Two clock residing on two different boards using two different clock source (i.e. oscillators) can not be synchronized as they are dependent on a fundamental frequency of something that is dependent on voltage/temperature/etc. So it's pretty much guaranteed that the two clocks will not be in phase or have exactly matching frequencies.

If you are sending a single clock wide pulse there will likely be intermittent capture problems as the two clocks drift.

So what exactly are you trying to accomplish with this optical communication link sending a pulse? Is it to keep track of some time position or something else entirely? Give us a clue so we can perhaps make a better suggestion than using a UART like protocol to detect bits (if you even wanted to transfer data and not a periodic signal signifying a relative positions in time).
 

I am working on something where I will have optical communication between two boards. One board will generate specific pulse, another will receive it.

To simplify things, I will have same clock speed on both boards. However, how do I synchronize them to make the receiving FPGA pick up incoming signal?
Serial communication is either Async or Sync.
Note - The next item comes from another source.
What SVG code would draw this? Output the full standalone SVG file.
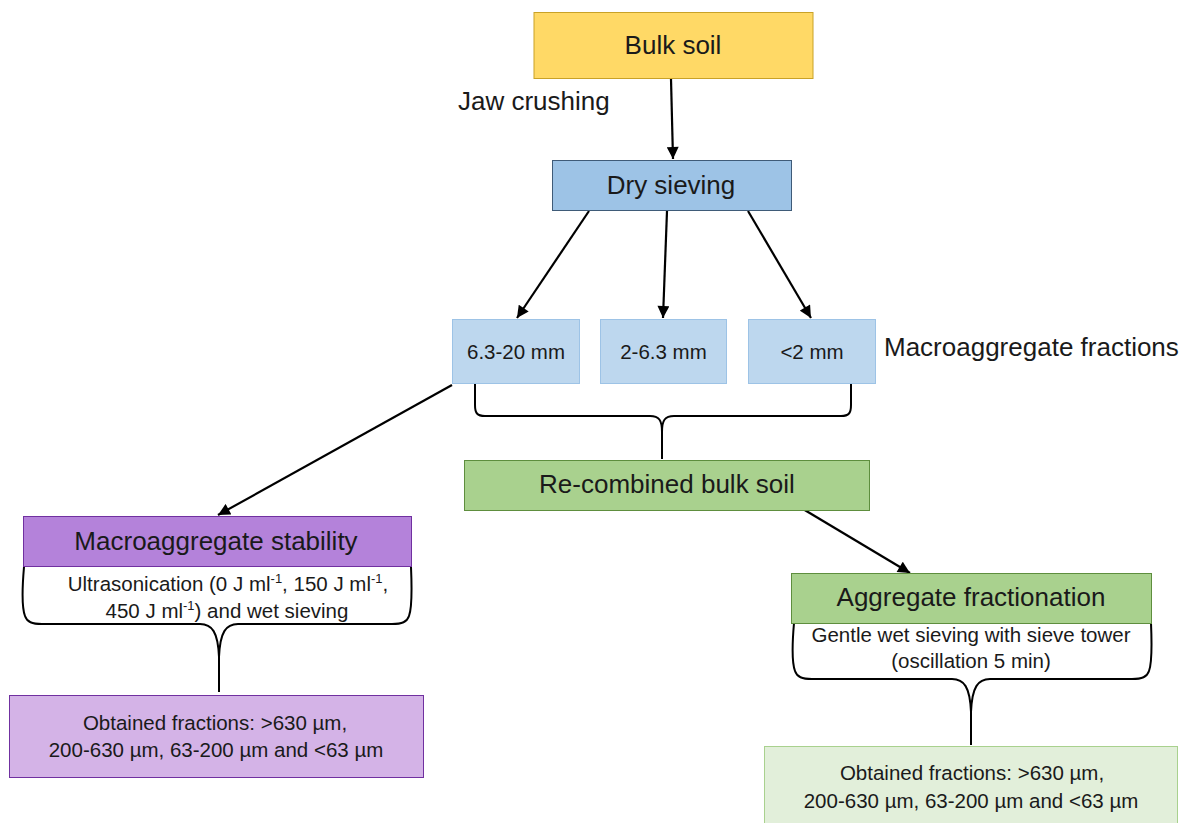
<svg xmlns="http://www.w3.org/2000/svg" width="1196" height="823" viewBox="0 0 1196 823">
<defs>
<marker id="ah" viewBox="0 0 10 10" refX="10" refY="5" markerWidth="13" markerHeight="12" markerUnits="userSpaceOnUse" orient="auto">
<path d="M0,0 L10,5 L0,10 z" fill="#000"/>
</marker>
<style>
text{font-family:"Liberation Sans",Arial,sans-serif;fill:#1a1a1a;text-anchor:middle}
.big{font-size:26px}
.sm{font-size:20.5px}
.sup{font-size:13px}
.conn{stroke:#000;stroke-width:2.2;fill:none}
.arrow{marker-end:url(#ah)}
.brace{stroke:#000;stroke-width:2;fill:none}
</style>
</defs>
<rect width="1196" height="823" fill="#fff"/>

<g id="connectors">
<line class="conn arrow" x1="671" y1="79" x2="673" y2="159"/>
<line class="conn arrow" x1="589" y1="211" x2="517" y2="318"/>
<line class="conn arrow" x1="667" y1="211" x2="663" y2="318"/>
<line class="conn arrow" x1="748" y1="211" x2="811" y2="318"/>
<line class="conn arrow" x1="452" y1="385" x2="218" y2="515"/>
<line class="conn arrow" x1="803" y1="509" x2="910" y2="573"/>
<path class="brace" d="M475,384 L475,405 C475,413 477,416 485,416 L650,416 C659,416 662,420 662,432 M851,384 L851,405 C851,413 849,416 841,416 L674,416 C665,416 662,420 662,432 L662,459"/>
<path class="brace" d="M24,567 C22,590 22,608 25,616 C27,622 32,624 42,624 L200,624 C212,624 218,632 219,657 M411,567 C412,590 412,608 409,616 C407,622 402,624 392,624 L238,624 C226,624 220,632 219,657 L219,692"/>
<path class="brace" d="M794,623 C792,646 792,663 795,671 C797,677 802,679 812,679 L952,679 C964,679 970,687 971,712 M1151,623 C1152,646 1152,663 1149,671 C1147,677 1142,679 1132,679 L990,679 C978,679 972,687 971,712 L971,745"/>
</g>

<g id="bulk-soil">
<rect x="534" y="12.5" width="279" height="66" fill="#FFD966" stroke="#C9A227" stroke-width="1"/>
<text class="big" x="673" y="54">Bulk soil</text>
</g>

<g id="jaw-crushing-label">
<text class="big" x="458" y="110" style="text-anchor:start">Jaw crushing</text>
</g>

<g id="dry-sieving">
<rect x="552.5" y="160.5" width="239" height="50" fill="#9DC3E6" stroke="#3F5B78" stroke-width="1"/>
<text class="big" x="671" y="194">Dry sieving</text>
</g>

<g id="frac-6-3-20">
<rect x="452.5" y="319.5" width="127" height="64" fill="#BDD7EE" stroke="#9DC3E6" stroke-width="1"/>
<text class="sm" x="516" y="359">6.3-20 mm</text>
</g>
<g id="frac-2-6-3">
<rect x="600.5" y="319.5" width="126" height="64" fill="#BDD7EE" stroke="#9DC3E6" stroke-width="1"/>
<text class="sm" x="663.5" y="359">2-6.3 mm</text>
</g>
<g id="frac-lt2">
<rect x="748.5" y="319.5" width="127" height="64" fill="#BDD7EE" stroke="#9DC3E6" stroke-width="1"/>
<text class="sm" x="812" y="359">&lt;2 mm</text>
</g>

<g id="macroaggregate-fractions-label">
<text class="big" x="884" y="356" style="text-anchor:start">Macroaggregate fractions</text>
</g>

<g id="recombined">
<rect x="464.5" y="460.5" width="405" height="50" fill="#A9D18E" stroke="#5E8E3E" stroke-width="1"/>
<text class="big" x="667" y="493">Re-combined bulk soil</text>
</g>

<g id="macro-stability">
<rect x="23.5" y="516.5" width="388" height="50" fill="#B482DA" stroke="#7030A0" stroke-width="1"/>
<text class="big" x="216" y="550">Macroaggregate stability</text>
<text class="sm" x="228" y="591">Ultrasonication (0 J ml<tspan class="sup" dy="-8">-1</tspan><tspan dy="8">, 150 J ml</tspan><tspan class="sup" dy="-8">-1</tspan><tspan dy="8">,</tspan></text>
<text class="sm" x="227" y="618">450 J ml<tspan class="sup" dy="-8">-1</tspan><tspan dy="8">) and wet sieving</tspan></text>
</g>

<g id="macro-obtained">
<rect x="9.5" y="695.5" width="414" height="82" fill="#D4B3E7" stroke="#7030A0" stroke-width="1"/>
<text class="sm" x="215" y="730">Obtained fractions: &gt;630 µm,</text>
<text class="sm" x="216" y="757">200-630 µm, 63-200 µm and &lt;63 µm</text>
</g>

<g id="aggregate-fractionation">
<rect x="791.5" y="573.5" width="360" height="50" fill="#A9D18E" stroke="#5E8E3E" stroke-width="1"/>
<text class="big" x="971" y="606">Aggregate fractionation</text>
<text class="sm" x="971" y="642">Gentle wet sieving with sieve tower</text>
<text class="sm" x="971" y="668">(oscillation 5 min)</text>
</g>

<g id="agg-obtained">
<rect x="764.5" y="746.5" width="413" height="90" fill="#E2EFDA" stroke="#A9D18E" stroke-width="1"/>
<text class="sm" x="972" y="780">Obtained fractions: &gt;630 µm,</text>
<text class="sm" x="971" y="808">200-630 µm, 63-200 µm and &lt;63 µm</text>
</g>
</svg>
If sync then Rx must bit sync, word sync and frame sync like SDLC.

What data rate, protocol would U like to use?
 

Hi,

If you choose the right concept you could sync the receiver to the transmitter with a pll.

Like LVDS serializer/deserializer do.
Or the gigabit transmission.

*****
A simple example*
If you send a continous pulse signal with fixed frequency and fixed timing from rising edge to rising edge...
Then the receiver could use the rising edge to generate a clock with a pll that is synchrounous to your transmitter system clock.
The information (data to transmit) is in the duty cycle = time from rising edge to falling edge.

0% duty cycle and 100% duty cycle is not allowed.
Depending on frequency maybe 10% to 90% is usefull.
For higher data rate with just sending 0 and 1 you could use 25% / 75% or 33% / 67% for 0 / 1 and just read in the state of the line at 50%...

Klaus
 

In most synchronous serial data links, the receiver recovers the clock from the data stream and synchronizes a PLL to it, e.g. with USB, Ethernet, PCIe, SATA.

Under circumstances, it's wanted to synchronize the system clock of a slave system to the recovered master clock or to a time mark distributed periodically by the master.